Hi all. I'm working on multiple datasets, each one from an independent MiSeq run (lets name them run1, run2, run3, etc), all of them using the same pair of primers targeting the 16S rRNA gene. I receive a new dataset regularly which has to be compared with the previous ones in order to evaluate the temporal changes in composition and diversity. I have standardized a work scheme in which each dataset is "cleaned" independently using dada2 (based on run quality), and then the resulting table and rep-seq artifacts are combined with those of previous runs, obtaining two newly merged table and rep-seq artifacts encompassing all my datasets. For this I use the qiime feature-table merge and merge-seqs commands:
qiime feature-table merge
--i-tables run1-table-dada2.qza
--i-tables run2-table-dada2.qza
--i-tables run3-table-dada2.qza
...
--i-tables runi-table-dada2.qza
--o-merged-table merged-table.qza
qiime feature-table merge-seqs
--i-data run1-rep-seqs-dada2.qza
--i-data run2-rep-seqs-dada2.qza
--i-data run3-rep-seqs-dada2.qza
...
--i-data runi-rep-seqs-dada2.qza
--o-merged-data merged-rep-seqs.qza
The problem is that as datasets accumulate, the time of subsequent analysis increases disproportionately, particularly in the steps of alignment with mafft and construction of the phylogenetic tree with fasttree.
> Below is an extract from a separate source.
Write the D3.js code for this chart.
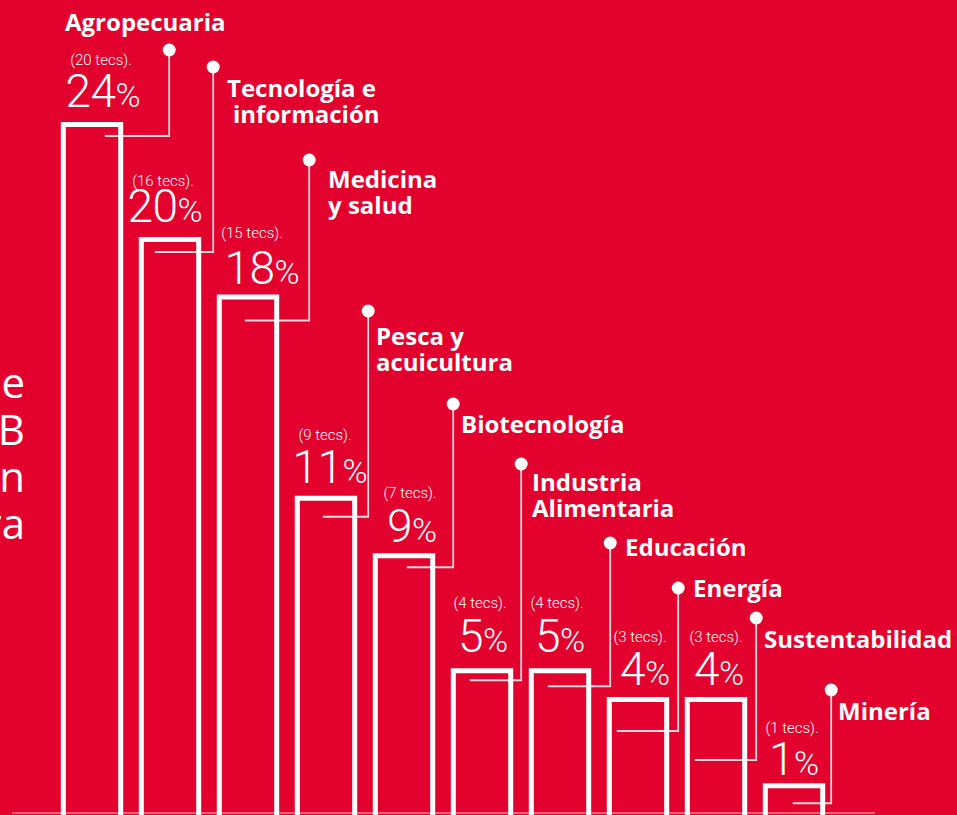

I would like to know if there is any faster or more efficient way to combine the data and obtain the merged tree and table artifacts. I also have some general questions about the process:
-
Does the merge-seqs step eliminates duplicate sequences present in more than one dataset?
-
Does the qiime alignment mafft module can take two different rep-seq artifacts as input? The first one already mafft-aligned/masked and a second one freshly obtained from a single-run dada2 cleaning step.
-
Would it be valid to analyze and compare diversity using separate trees for each run? Is there other way to merge trees coming from independent qiime2 analyses?
Apologies for the extension and thanks in advance.